As soon as you have to do work with background jobs please follow those suggestions. They will help you having a proper system to do background work. We use sidekiq because it works well on Heroku and is easy to setup (suckerpunch for example causes memory issues on Heroku).

  • Add the following gem gem 'sidekiq' to the production block and install it

    bundle install
    
  • Update the Procfile and set the worker line, so it looks like this:

    web: bundle exec puma -C config/puma.rb
    worker: bundle exec sidekiq -C config/sidekiq.yml
    
  • Configure the active job adapter in config/environments/production.rb

    config.active_job.queue_adapter = :sidekiq
    
  • Configure the active job adapter in config/environments/development.rb

    config.active_job.queue_adapter = :async
    
  • Configure the active job adapter in config/environments/test.rb

    config.active_job.queue_adapter = :test
    
  • Create a file config/sidekiq.yml, there you can setup your options for sidekiq. It could look something like this. You may need to inform yourself about what queue configuration is right for your project.

    :concurrency: <%= ENV["SIDEKIQ_CONCURRENCY"] || 5 %>
    :queues:
      - [mailers, 1]
      - [default, 1]
    

    Note: if you are on the free Redis plan you may need to limit your concurrency to not exceed the connection limit.
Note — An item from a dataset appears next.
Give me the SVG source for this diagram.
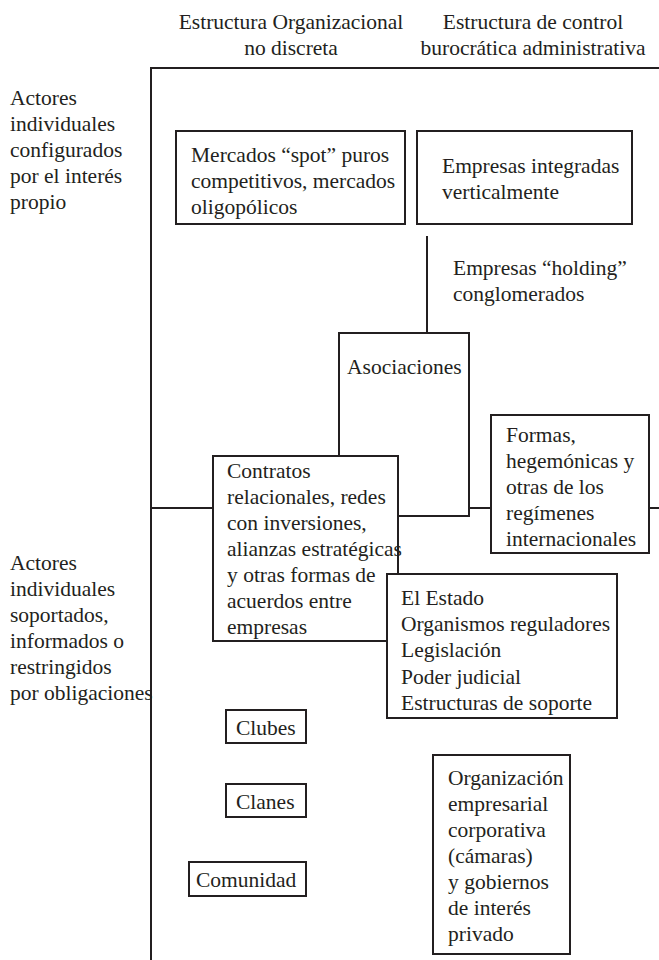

  • On Heroku you need to:

    • Add the Heroku Redis addon
    • And to start it turn on the worker
  • To run Sidekiq locally you need to:

    • Temporarily switch the adapter in config/environments/development.rb to
      config.active_job.queue_adapter = :sidekiq
      
    • Install Redis if not yet installed brew install redis
    • Start Redis redis-server
    • Start Sidekiq bundle exec sidekiq -C config/sidekiq.yml
    • Start your server

Sidekiq-Cron

If you need finer graded control about your scheduled jobs than the Heroku scheduler provides you, you can use Sidekiq-Cron. This way you can for example schedule a job every minute.

  • Add the following gem gem 'sidekiq-cron' and install it

    bundle install
    
  • update/create config/initializers/sidekiq.rb and add the following lines:

    if defined? Sidekiq
      schedule_file = 'config/schedule.yml'
    
      if File.exist?(schedule_file) && Sidekiq.server?
        errors = Sidekiq::Cron::Job.load_from_hash!(YAML.load_file(schedule_file))
        Rails.logger.error "Errors loading scheduled jobs: #{errors}" if errors.any?
      end
    end
    
  • create file config/schedule.yml. There you can specify your jobs. A simple job which runs every 5 minutes could look something like this. (For more options, see the Readme of the gem)

    MyExampleJob:
      cron: "*/5 * * * *"
      class: "MyJob"
      queue: default
    

Sidekiq monitoring

If you want to provide a sidekiq dashboard and see which tasks failed or run through, you can use the Sidekiq monitoring:

  • Update/Create config/initializers/sidekiq.rb and add the following lines:

    if defined? Sidekiq
      require 'sidekiq/web'
    
      Sidekiq::Web.use(Rack::Auth::Basic) do |user, password|
        [user, password] == [ENV['SIDEKIQ_USER'], ENV['SIDEKIQ_PASSWORD']]
      end
    end
    
  • Add SIDEKIQ_USER and SIDEKIQ_PASSWORD as the credentials to the dashboard to your application.example.yml.

  • Add the following line inside routes.rb:

    Rails.application.routes.draw do
      ...
      mount Sidekiq::Web => '/sidekiq' if defined? Sidekiq::Web
      ...
    

Error monitoring

In order to report messages, exceptions or to trace events, it is recommended to install the sentry-sidekiq gem.